Thursday 3 September 2020

The drinking guidelines fix is in

More drinking guideline news. In December, I reported that Australia's National Health and Medical Research Council had recruited none other than the Sheffield Alcohol Research Group to 'model' the risks and benefits of drinking at different levels. 
 

This was a bold move on the part of the National Health and Medical Research Council given that the Sheffield team were caught red-handed changing their methodology to allow Public Health England to lower the guidelines, but the Australian 'public health' industry is no more capable of feeling shame than our own.


Sure enough, the Sheffield crew cut and pasted the model they'd used after Public Health England paid them to make changes that they admitted had no scientific justification. These changes made moderate drinking look less beneficial to health than it is and supported the guidelines being dropped for men. The Aussies are set to do the same, having only last reduced the guidelines in 2009. 

As Joe Aston reports in Financial Review, we now know that the Sheffield team were commissioned without the contract being put out to tender and that the NHMRC broke the budget to pay them $269,010 for their troubles. 
 
Nice work if you can get it, especially when most academics would never work again if they had Sheffield's track record.
 
Meanwhile, anti-alcohol academics in the USA are in process of trying to get the guidelines for men halved, from two 'standard drinks' a day to one. This time the main player is Timothy Naimi who has worked with the notorious Tim Stockwell on a number of studies trying to downplay the benefits of moderate drinking. Naimi is the only academic on the panel with a track record of alcohol research and the Advisory Committee's draft report places heavy emphasis on a handful of studies that cast doubt on the benefits of moderate consumption.
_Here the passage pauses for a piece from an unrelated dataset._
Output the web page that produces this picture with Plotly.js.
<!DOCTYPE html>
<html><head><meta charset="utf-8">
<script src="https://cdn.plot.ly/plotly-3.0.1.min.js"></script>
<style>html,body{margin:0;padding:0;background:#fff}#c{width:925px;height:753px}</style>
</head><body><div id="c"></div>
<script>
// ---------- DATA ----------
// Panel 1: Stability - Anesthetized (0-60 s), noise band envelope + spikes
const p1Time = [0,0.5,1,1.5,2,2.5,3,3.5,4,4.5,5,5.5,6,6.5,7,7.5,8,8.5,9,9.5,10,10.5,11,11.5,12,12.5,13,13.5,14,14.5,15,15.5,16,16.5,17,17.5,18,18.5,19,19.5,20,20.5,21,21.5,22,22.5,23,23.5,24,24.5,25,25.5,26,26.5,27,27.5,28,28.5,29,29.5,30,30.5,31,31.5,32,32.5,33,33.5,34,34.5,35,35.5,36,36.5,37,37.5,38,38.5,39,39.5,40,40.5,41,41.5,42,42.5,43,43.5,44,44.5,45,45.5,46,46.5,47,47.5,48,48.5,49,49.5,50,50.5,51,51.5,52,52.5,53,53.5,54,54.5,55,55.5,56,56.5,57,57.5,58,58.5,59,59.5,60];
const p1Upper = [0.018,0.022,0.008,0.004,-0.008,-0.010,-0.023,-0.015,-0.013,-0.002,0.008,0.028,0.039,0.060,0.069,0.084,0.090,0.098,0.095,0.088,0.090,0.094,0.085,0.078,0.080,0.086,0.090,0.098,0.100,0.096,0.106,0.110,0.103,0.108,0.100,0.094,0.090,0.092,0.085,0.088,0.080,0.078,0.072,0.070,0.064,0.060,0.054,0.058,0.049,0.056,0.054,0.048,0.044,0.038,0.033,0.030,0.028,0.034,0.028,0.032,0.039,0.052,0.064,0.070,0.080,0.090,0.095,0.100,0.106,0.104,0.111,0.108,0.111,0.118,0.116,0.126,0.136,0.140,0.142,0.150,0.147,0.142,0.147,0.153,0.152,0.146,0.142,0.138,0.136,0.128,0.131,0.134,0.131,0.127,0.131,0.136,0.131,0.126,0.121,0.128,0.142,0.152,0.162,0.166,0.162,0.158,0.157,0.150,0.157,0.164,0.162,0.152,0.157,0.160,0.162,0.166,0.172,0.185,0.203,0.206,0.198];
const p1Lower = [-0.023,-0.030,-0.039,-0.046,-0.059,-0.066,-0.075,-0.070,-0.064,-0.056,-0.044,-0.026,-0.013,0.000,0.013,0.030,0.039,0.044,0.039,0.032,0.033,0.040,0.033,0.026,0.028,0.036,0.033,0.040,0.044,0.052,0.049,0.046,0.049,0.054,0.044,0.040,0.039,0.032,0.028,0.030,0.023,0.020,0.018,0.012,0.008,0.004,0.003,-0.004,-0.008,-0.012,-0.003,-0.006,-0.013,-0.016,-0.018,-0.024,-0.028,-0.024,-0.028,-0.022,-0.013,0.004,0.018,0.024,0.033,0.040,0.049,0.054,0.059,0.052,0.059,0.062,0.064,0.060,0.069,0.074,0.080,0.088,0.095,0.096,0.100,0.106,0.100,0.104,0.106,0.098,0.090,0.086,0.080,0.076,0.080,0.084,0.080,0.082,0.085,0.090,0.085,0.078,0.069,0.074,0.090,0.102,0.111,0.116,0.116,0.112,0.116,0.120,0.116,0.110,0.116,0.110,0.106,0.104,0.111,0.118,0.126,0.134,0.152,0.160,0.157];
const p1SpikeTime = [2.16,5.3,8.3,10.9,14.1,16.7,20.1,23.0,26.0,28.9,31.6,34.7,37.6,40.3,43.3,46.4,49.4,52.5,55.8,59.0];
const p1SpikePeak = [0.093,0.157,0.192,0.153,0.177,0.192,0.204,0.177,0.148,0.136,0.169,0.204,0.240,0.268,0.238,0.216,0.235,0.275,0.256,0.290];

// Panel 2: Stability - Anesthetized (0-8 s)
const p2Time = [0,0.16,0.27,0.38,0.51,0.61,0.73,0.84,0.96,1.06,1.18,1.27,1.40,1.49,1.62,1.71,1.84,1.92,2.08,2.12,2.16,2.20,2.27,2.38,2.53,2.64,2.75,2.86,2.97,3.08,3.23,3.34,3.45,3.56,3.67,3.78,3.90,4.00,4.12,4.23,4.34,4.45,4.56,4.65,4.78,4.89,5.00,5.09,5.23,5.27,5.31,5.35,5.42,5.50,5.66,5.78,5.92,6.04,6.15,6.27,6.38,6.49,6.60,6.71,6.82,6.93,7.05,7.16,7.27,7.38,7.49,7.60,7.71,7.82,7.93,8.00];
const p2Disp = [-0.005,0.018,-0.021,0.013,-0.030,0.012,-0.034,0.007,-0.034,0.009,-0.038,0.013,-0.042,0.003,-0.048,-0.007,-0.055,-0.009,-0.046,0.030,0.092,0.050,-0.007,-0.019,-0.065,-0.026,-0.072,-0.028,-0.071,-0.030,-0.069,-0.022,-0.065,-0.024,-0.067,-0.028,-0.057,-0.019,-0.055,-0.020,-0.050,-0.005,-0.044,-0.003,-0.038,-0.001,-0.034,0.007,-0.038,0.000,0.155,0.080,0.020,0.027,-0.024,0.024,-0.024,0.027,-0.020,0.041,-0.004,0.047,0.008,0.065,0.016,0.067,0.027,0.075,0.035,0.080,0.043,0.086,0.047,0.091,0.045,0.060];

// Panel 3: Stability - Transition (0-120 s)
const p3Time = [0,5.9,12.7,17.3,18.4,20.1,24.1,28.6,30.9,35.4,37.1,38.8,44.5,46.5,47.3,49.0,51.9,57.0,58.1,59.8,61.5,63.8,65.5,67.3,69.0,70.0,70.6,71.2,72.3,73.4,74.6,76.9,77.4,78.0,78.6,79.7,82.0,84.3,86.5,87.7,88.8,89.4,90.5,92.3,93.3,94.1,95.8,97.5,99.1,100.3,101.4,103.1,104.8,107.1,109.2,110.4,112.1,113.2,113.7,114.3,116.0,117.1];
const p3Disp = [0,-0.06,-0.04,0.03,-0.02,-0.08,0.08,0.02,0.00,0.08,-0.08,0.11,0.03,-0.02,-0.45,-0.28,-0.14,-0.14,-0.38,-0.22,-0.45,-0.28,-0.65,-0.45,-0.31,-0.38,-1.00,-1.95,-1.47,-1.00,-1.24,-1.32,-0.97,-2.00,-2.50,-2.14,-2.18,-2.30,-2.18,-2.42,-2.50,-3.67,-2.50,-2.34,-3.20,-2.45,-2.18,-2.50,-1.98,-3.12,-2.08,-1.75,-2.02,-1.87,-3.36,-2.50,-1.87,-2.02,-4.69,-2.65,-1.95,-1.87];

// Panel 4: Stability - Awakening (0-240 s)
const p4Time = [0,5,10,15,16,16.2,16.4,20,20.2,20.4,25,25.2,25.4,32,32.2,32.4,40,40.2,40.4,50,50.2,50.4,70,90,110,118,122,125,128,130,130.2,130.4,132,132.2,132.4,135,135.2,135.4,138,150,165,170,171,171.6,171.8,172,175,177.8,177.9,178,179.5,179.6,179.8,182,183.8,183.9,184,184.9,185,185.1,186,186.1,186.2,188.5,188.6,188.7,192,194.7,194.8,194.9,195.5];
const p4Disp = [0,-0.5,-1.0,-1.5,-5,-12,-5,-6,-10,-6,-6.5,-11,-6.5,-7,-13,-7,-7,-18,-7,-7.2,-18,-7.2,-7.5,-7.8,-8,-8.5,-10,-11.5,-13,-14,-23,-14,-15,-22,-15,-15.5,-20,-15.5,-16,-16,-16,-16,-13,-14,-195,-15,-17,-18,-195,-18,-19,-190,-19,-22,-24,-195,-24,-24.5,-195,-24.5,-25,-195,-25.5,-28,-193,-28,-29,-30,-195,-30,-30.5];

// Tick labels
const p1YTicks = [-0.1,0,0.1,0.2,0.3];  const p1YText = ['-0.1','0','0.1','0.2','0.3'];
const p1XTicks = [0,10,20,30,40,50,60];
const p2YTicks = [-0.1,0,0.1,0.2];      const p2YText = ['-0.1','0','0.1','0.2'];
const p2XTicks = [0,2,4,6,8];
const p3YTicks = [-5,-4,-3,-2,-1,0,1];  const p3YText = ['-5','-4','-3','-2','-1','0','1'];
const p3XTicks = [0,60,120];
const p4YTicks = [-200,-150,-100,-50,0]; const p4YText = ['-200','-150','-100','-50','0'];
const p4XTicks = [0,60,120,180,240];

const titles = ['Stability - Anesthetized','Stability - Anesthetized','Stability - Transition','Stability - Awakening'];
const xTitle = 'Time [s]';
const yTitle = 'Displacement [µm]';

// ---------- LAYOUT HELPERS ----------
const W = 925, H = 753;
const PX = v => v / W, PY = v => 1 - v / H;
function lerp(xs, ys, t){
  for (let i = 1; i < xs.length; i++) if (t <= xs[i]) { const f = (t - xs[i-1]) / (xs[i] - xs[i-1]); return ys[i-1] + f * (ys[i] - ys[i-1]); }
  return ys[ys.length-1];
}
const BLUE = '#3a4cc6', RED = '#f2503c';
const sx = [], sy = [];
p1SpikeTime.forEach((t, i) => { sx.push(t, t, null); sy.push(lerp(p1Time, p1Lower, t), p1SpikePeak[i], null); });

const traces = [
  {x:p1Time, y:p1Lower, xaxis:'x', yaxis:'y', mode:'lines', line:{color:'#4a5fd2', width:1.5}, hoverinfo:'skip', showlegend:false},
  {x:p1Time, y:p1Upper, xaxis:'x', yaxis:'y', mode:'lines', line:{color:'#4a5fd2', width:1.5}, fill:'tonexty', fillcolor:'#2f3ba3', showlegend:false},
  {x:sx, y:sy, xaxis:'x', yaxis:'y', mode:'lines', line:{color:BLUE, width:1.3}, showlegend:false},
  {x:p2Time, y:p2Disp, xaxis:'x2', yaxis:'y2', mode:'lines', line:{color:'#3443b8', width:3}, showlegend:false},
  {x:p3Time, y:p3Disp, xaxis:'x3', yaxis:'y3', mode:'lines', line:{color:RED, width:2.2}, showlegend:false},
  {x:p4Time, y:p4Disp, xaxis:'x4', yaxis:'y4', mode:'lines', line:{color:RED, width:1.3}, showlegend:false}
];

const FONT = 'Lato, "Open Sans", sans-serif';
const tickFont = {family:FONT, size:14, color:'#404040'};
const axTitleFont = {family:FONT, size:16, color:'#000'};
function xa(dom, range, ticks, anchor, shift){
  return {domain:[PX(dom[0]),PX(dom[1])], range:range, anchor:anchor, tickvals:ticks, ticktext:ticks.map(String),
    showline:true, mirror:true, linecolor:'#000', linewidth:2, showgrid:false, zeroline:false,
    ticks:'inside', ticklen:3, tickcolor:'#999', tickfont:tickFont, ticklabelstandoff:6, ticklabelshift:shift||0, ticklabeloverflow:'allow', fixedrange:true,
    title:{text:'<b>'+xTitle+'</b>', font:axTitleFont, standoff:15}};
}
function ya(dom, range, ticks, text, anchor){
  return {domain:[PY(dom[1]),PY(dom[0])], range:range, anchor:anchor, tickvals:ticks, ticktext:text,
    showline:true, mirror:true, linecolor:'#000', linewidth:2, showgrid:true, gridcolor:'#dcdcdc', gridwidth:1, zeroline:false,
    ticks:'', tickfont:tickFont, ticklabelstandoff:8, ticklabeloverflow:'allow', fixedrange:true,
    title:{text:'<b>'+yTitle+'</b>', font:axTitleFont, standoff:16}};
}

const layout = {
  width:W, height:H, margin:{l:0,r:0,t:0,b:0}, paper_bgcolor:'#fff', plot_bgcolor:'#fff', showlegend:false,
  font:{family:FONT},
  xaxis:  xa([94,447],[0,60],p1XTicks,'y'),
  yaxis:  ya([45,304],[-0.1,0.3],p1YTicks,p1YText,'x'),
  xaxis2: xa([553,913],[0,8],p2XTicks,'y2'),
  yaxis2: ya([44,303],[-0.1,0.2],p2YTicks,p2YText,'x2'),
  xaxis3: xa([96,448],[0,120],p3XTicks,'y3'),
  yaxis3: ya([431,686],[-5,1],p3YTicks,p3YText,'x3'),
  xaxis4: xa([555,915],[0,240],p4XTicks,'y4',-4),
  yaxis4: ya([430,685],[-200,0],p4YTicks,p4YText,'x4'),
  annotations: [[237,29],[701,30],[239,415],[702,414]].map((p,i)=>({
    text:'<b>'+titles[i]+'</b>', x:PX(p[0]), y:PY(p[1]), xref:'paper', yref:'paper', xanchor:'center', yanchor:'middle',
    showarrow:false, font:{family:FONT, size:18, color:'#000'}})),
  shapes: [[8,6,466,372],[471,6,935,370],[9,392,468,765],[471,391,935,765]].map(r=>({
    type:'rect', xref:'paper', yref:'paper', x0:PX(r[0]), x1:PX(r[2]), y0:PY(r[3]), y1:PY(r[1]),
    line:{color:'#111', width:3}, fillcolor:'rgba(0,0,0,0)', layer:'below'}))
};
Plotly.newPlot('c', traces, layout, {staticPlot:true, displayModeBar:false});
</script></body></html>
In the USA, the tactic seems to be to focus on the optimal level of drinking rather than the safe level. This would be a profound and illogical shift away from how governments set guidelines for food and drink around the world, as I explain in the Washington Examiner:
 

Although the report acknowledges that men who consume two drinks a day tend to live longer than those who don’t drink at all, the authors say that there are even greater health benefits for men who consume one drink a day or less. The implication is that the guideline should be dropped to one drink a day.

The evidence for this is far from solid, but even if it were proven that one drink is better than two, it would point to an optimal level of drinking, rather simply a safe one. It would also require the government to tell non-drinkers to become light drinkers. And yet the committee argues quite vehemently that alcohol is inherently dangerous, and the U.S. will maintain its advice that those who do not drink alcohol should not begin to drink for any reason.

Convention and common-sense dictate that it is “safe” to drink alcohol at a level that does not increase mortality compared to not drinking alcohol at all. This is how alcohol guidelines have been set around the world for decades.

Safe levels of moderate alcohol consumption, consistent with the current U.S. definition, have been repeatedly confirmed by a wealth of epidemiological evidence. There is no scientific reason to change the U.S. guidelines. The proposal to do so is based on dogma, nothing more.